A conversation at a party set me on a chain of thought along the lines of how many times in our lives we have said, "I wish I had done …." Or "God, I wish I had never done…" In fact this is a question that really doesn't even require an answer as I am more than aware that most people spend a great part of their lives regretting not having done a multitude of things or lamenting countless things they had done. A guest at the party was telling us how he had decided to follow his heart by quitting his job as a consultant and completing a course in film making something he had always wanted to do. Currently he had just finished his first short film. "It's funny how you sometimes end up with a job that doesn't give you any mental satisfaction and forget all the dreams and aspirations you started off with". As we grow up, we don't necessarily get to plan how our lives are going to turn out to be. Even when we start off with preconceived ideas of how we intend to achieve certain things by the time we are thirty, forty, fifty etc. it doesn't always turn out that way. We tend to grasp the opportunities confronting us believing them to be the best choices at the time and react to situations as and when they happen and let our heads dictate to us the decisions we take and in the process bury many of the dreams we weave when we are children.

As a child we have the most spectacular and even at the best of times rather impractical ideas of all the glorious things we want to do when we grow up but by the time we get to College or University those aspirations change. For whatever reason, be it family expectations or pressure, the desire to establish ourselves financially or the unfeasibility of our initial ideas we let go of those childish dreams. If I think about it I have met a banker who given a choice would love to have been a musician, another one who said she had a background in fashion and had taken a job in the banking industry but subsequently had never made the actual effort to get into the fashion industry. I know a businessman who would love to be an archaeologist, a lawyer who has a penchant for cooking and would have made a superb chef, I could go on. It always amuses me when I hear my son tell me how he wants to be a toy maker, restaurateur, sports car designer, actor etc. when he grows up, the form of employment changing regularly but usually based on what activity he might be involved in at the time. Behold the exuberance and naivety of children and long may it last. But sadly life and reality take its toll and gradually most of us settle into routines and lifestyles that make it impossible for us to drag ourselves out of the quagmire of apathy and actually do something that genuinely makes us happy or is fulfilling.

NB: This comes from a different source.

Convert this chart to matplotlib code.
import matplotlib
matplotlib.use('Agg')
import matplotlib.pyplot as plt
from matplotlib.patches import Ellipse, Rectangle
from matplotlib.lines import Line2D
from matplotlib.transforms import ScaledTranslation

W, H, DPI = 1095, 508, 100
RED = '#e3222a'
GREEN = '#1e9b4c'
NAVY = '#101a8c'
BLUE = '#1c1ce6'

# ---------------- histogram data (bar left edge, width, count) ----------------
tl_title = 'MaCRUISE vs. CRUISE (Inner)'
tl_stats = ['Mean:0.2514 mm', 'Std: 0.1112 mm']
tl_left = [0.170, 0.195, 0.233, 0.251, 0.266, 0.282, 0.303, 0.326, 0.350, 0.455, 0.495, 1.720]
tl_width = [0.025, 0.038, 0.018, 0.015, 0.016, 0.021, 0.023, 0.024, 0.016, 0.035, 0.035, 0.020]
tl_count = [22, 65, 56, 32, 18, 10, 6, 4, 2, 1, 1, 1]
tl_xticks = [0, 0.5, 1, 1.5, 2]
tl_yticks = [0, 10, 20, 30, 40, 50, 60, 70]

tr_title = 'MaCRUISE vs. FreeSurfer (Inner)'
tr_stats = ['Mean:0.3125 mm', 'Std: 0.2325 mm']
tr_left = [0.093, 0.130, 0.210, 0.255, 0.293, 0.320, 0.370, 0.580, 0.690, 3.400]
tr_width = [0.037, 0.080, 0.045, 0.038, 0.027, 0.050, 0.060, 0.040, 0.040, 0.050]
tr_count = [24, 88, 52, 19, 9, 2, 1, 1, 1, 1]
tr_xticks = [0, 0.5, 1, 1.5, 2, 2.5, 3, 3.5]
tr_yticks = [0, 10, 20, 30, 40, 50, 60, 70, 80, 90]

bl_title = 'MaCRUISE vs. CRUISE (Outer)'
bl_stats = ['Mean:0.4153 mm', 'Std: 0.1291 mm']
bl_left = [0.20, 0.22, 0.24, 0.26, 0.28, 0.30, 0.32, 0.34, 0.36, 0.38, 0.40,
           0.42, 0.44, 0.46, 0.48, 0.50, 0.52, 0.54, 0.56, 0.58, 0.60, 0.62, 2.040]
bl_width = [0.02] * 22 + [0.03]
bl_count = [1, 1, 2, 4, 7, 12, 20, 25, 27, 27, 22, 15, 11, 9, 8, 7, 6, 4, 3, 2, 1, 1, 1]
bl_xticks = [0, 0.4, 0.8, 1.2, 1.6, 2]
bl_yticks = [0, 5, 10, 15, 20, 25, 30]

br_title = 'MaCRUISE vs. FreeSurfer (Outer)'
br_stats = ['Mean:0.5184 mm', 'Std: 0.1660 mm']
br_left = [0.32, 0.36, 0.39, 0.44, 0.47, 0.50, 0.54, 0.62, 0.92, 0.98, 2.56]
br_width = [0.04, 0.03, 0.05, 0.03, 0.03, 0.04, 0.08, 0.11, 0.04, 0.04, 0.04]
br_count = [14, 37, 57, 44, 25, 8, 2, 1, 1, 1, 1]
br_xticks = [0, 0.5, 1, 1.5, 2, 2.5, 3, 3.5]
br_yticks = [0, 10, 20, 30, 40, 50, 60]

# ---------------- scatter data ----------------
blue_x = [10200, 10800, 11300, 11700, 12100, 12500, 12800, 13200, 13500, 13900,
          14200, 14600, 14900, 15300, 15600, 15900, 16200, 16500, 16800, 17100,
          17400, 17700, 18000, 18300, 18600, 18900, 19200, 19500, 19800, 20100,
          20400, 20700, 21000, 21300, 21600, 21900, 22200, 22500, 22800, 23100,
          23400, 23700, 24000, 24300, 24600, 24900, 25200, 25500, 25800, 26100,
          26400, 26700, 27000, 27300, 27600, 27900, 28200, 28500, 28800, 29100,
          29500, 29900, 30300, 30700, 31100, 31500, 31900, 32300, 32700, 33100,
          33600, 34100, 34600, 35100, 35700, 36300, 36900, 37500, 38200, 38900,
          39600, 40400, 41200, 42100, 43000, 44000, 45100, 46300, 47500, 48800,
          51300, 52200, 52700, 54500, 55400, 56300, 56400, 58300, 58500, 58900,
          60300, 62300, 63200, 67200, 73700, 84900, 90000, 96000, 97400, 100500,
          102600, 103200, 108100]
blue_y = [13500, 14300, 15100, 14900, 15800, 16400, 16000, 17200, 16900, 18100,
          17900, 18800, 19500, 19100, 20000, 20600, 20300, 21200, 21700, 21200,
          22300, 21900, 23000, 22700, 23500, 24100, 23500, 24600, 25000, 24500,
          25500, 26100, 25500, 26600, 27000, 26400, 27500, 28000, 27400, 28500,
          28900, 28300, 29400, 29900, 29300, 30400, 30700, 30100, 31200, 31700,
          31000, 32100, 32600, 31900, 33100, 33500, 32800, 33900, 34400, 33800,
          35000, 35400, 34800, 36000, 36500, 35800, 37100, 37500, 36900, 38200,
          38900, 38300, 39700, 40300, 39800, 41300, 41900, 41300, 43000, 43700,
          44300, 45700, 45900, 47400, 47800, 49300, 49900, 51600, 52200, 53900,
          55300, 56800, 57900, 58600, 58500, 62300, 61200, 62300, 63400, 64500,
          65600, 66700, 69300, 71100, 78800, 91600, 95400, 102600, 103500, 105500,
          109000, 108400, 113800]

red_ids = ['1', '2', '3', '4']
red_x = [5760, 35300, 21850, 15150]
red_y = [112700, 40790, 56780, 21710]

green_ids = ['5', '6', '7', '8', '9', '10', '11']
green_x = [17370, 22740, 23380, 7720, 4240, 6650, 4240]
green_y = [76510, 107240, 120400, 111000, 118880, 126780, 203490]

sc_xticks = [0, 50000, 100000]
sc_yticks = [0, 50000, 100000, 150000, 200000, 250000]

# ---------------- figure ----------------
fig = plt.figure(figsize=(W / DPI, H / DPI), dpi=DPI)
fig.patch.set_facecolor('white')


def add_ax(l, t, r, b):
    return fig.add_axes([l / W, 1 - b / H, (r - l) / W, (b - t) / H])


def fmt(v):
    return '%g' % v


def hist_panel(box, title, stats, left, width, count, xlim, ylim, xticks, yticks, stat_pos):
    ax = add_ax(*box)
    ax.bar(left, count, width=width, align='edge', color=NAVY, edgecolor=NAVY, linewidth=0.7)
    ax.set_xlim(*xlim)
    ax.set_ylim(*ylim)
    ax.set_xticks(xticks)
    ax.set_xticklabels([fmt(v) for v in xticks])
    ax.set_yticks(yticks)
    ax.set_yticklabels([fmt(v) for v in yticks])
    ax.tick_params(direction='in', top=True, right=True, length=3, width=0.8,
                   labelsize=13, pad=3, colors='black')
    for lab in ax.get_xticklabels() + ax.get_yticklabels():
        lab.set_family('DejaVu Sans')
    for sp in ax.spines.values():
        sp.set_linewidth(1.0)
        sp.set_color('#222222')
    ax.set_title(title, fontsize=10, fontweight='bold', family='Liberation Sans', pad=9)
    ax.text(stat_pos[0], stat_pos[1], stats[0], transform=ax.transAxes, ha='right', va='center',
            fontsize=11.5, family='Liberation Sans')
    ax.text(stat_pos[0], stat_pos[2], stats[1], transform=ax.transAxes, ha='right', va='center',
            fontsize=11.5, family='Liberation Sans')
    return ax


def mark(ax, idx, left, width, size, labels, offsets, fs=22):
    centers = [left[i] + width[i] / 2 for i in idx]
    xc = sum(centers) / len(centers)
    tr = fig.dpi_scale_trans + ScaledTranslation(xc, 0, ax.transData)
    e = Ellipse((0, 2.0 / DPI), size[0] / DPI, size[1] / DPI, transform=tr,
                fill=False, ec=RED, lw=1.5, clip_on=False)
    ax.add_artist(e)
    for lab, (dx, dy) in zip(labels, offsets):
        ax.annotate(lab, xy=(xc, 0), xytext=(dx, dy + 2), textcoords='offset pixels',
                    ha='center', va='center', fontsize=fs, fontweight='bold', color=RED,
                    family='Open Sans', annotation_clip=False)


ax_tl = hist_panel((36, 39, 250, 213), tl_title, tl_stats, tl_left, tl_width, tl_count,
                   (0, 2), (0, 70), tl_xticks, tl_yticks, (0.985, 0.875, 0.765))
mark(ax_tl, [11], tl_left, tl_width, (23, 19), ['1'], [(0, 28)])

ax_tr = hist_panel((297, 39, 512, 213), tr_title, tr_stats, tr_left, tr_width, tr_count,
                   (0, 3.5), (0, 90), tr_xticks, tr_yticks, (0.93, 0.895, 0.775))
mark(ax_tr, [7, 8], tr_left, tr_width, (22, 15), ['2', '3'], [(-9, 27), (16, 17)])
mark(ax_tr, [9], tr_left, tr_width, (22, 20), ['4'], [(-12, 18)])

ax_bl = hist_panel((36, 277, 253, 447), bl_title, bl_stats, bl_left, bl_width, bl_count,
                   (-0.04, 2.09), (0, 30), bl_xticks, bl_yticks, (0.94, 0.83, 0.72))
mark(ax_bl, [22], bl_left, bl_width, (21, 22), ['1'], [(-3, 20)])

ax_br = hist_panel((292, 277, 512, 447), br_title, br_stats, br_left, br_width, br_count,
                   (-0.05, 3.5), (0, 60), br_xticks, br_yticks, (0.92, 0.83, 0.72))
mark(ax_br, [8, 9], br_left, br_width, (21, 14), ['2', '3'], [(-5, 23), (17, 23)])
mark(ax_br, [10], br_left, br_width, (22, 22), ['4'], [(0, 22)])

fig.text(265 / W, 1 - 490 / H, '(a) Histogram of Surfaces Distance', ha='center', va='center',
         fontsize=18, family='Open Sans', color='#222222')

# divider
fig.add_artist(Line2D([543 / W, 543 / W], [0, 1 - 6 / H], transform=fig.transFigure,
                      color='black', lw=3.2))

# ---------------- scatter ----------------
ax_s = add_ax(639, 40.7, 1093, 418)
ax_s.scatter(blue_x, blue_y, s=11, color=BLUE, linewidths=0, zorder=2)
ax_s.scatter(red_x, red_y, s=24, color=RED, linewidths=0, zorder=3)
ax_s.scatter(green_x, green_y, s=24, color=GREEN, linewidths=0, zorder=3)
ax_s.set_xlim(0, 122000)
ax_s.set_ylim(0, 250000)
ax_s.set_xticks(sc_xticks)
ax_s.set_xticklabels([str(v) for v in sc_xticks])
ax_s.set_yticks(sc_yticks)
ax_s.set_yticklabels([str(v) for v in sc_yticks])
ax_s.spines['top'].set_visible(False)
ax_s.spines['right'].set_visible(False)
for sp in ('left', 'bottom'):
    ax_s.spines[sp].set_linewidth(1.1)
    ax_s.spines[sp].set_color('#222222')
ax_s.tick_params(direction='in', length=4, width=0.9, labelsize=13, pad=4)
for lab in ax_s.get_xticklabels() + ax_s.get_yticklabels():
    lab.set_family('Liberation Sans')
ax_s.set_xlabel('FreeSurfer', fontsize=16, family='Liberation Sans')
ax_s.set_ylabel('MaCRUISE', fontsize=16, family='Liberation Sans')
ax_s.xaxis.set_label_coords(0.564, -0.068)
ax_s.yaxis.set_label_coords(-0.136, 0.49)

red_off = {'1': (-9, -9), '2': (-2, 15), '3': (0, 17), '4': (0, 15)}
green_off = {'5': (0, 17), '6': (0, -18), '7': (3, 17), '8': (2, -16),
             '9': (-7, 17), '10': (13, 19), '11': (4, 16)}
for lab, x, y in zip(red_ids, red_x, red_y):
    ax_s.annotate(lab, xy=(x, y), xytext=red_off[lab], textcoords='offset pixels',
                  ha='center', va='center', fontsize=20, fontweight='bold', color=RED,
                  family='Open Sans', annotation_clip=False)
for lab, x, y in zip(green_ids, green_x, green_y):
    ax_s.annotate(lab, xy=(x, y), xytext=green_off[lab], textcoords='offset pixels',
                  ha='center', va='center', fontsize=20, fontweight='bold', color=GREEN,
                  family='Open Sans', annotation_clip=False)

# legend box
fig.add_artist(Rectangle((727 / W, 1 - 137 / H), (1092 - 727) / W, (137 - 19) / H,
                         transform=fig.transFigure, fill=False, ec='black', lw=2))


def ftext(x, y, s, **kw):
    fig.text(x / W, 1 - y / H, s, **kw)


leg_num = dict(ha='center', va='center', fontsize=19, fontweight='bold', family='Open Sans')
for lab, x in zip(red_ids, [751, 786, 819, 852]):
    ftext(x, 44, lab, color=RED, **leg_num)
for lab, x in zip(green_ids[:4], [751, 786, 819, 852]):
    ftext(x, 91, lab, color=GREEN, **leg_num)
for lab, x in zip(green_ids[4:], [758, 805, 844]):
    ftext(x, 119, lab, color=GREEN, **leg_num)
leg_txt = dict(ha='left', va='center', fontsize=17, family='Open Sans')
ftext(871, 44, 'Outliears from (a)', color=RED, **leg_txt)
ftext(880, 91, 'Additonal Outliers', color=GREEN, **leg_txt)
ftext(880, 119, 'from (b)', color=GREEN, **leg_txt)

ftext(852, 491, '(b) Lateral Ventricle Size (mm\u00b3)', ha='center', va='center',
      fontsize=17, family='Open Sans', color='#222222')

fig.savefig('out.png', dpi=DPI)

Then again not everyone has the luxury of being able to pursue the career of their dreams but the funny thing is we seem to extend this inability to follow our hearts into every sphere of our lives including the little things. Once again we never do half the things we want to. The reasoning behind our reluctance can be due to the lack of time, lack of funds, and concern of what other people might say or just general ennui. Come on if you had a chance to do three things in your life that you always regretted not doing, what would they be? I can come up with at least half a dozen if not more! Some people regret not having learnt to sing, never stood on top of a mountain and shouted at the top of their lungs, never slept under the stars, never done something that was truly selfless or told someone they care for that they love them. Let me bare my soul and tell you that I have always wanted to go sky diving or parachuting but have never looked into it properly or followed through with this particularly bizarre ambition. My husband usually gives me a look of horror every time I mention it, "Why on earth would you want to throw yourself out of a plane especially when you are afraid of heights?" Well I don't know but I guess as a child (and as an adult) I have always wanted to know what it would be like to fly and this seems like the next best thing! He on the other hand decided a few years ago that he wanted to learn to rollerblade so he bought himself a pair and went off to Hyde Park for a few weeks. Maybe what we need to do is to dredge up the inner child that exists stifled inside us and start doing some of things that we secretly hanker for but never get around to doing. You can do that can't you?